• [PROBLEM TO SOLVE] Without the pictures, repeat the listing character for character.

>> Start DATASET EXTRACT

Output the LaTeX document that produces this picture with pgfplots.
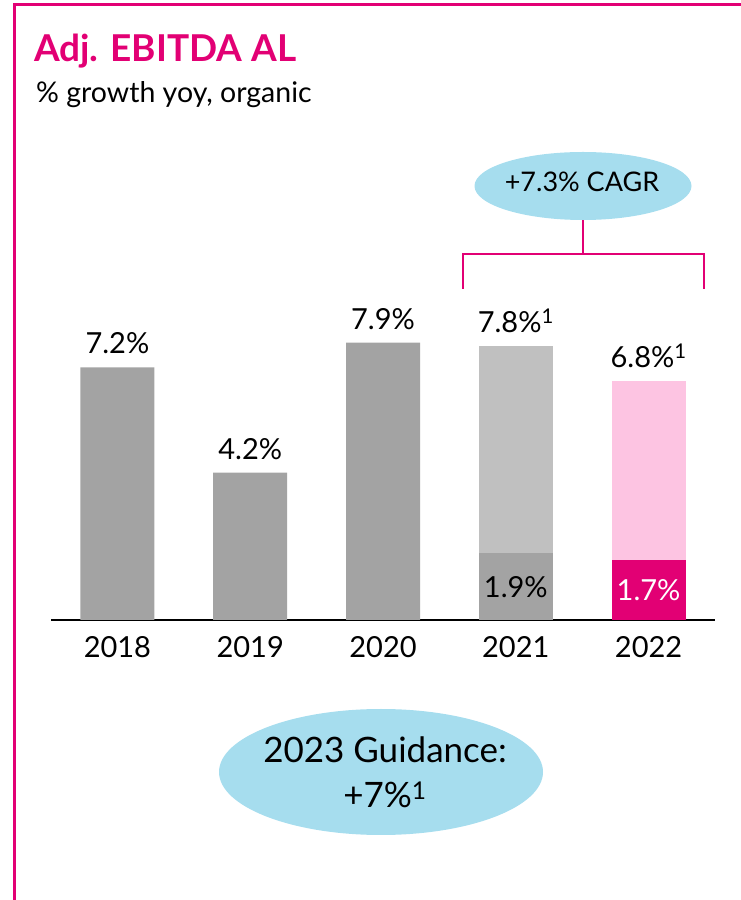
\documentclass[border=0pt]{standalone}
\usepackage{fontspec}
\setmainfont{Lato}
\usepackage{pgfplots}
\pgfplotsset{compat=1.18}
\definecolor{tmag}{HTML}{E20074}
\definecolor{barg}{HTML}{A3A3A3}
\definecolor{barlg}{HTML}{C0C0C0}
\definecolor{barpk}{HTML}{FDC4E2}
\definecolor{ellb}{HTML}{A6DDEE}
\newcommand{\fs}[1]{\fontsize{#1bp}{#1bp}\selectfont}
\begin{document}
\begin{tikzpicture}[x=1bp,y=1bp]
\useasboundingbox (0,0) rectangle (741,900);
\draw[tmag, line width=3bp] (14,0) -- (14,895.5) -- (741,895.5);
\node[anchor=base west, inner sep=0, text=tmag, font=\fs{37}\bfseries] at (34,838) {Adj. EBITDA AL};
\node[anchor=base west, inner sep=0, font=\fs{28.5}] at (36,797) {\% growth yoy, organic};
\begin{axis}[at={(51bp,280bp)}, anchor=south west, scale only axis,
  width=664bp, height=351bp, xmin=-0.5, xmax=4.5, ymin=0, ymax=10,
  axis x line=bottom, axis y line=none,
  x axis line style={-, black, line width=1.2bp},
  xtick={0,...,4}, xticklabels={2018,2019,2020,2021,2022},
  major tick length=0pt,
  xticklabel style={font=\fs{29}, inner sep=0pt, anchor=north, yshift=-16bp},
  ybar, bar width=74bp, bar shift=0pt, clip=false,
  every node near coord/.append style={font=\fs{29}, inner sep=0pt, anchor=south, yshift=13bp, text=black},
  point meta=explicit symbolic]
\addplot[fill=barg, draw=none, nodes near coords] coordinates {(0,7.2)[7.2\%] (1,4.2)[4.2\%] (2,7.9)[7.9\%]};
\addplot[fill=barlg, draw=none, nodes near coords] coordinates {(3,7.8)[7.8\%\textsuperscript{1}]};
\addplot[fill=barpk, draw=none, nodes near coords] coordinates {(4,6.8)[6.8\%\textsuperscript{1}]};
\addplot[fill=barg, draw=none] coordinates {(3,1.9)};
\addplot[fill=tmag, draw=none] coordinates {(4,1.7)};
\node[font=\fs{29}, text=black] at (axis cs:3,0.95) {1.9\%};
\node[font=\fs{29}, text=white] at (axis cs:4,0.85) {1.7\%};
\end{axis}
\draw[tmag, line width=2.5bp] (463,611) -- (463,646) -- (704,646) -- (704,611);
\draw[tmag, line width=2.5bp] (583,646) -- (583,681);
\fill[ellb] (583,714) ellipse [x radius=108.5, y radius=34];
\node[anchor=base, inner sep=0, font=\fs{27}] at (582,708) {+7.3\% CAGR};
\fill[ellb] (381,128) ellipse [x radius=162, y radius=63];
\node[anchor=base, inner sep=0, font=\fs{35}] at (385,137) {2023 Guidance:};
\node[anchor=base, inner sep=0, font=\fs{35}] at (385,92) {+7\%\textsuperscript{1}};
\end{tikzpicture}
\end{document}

>> End DATASET EXTRACT

• [THE RESULT]
Output the LaTeX document that produces this picture with pgfplots.
\documentclass[border=0pt]{standalone}
\usepackage{fontspec}
\setmainfont{Lato}
\usepackage{pgfplots}
\pgfplotsset{compat=1.18}
\definecolor{tmag}{HTML}{E20074}
\definecolor{barg}{HTML}{A3A3A3}
\definecolor{barlg}{HTML}{C0C0C0}
\definecolor{barpk}{HTML}{FDC4E2}
\definecolor{ellb}{HTML}{A6DDEE}
\newcommand{\fs}[1]{\fontsize{#1bp}{#1bp}\selectfont}
\begin{document}
\begin{tikzpicture}[x=1bp,y=1bp]
\useasboundingbox (0,0) rectangle (741,900);
\draw[tmag, line width=3bp] (14,0) -- (14,895.5) -- (741,895.5);
\node[anchor=base west, inner sep=0, text=tmag, font=\fs{37}\bfseries] at (34,838) {Adj. EBITDA AL};
\node[anchor=base west, inner sep=0, font=\fs{28.5}] at (36,797) {\% growth yoy, organic};
\begin{axis}[at={(51bp,280bp)}, anchor=south west, scale only axis,
  width=664bp, height=351bp, xmin=-0.5, xmax=4.5, ymin=0, ymax=10,
  axis x line=bottom, axis y line=none,
  x axis line style={-, black, line width=1.2bp},
  xtick={0,...,4}, xticklabels={2018,2019,2020,2021,2022},
  major tick length=0pt,
  xticklabel style={font=\fs{29}, inner sep=0pt, anchor=north, yshift=-16bp},
  ybar, bar width=74bp, bar shift=0pt, clip=false,
  every node near coord/.append style={font=\fs{29}, inner sep=0pt, anchor=south, yshift=13bp, text=black},
  point meta=explicit symbolic]
\addplot[fill=barg, draw=none, nodes near coords] coordinates {(0,7.2)[7.2\%] (1,4.2)[4.2\%] (2,7.9)[7.9\%]};
\addplot[fill=barlg, draw=none, nodes near coords] coordinates {(3,7.8)[7.8\%\textsuperscript{1}]};
\addplot[fill=barpk, draw=none, nodes near coords] coordinates {(4,6.8)[6.8\%\textsuperscript{1}]};
\addplot[fill=barg, draw=none] coordinates {(3,1.9)};
\addplot[fill=tmag, draw=none] coordinates {(4,1.7)};
\node[font=\fs{29}, text=black] at (axis cs:3,0.95) {1.9\%};
\node[font=\fs{29}, text=white] at (axis cs:4,0.85) {1.7\%};
\end{axis}
\draw[tmag, line width=2.5bp] (463,611) -- (463,646) -- (704,646) -- (704,611);
\draw[tmag, line width=2.5bp] (583,646) -- (583,681);
\fill[ellb] (583,714) ellipse [x radius=108.5, y radius=34];
\node[anchor=base, inner sep=0, font=\fs{27}] at (582,708) {+7.3\% CAGR};
\fill[ellb] (381,128) ellipse [x radius=162, y radius=63];
\node[anchor=base, inner sep=0, font=\fs{35}] at (385,137) {2023 Guidance:};
\node[anchor=base, inner sep=0, font=\fs{35}] at (385,92) {+7\%\textsuperscript{1}};
\end{tikzpicture}
\end{document}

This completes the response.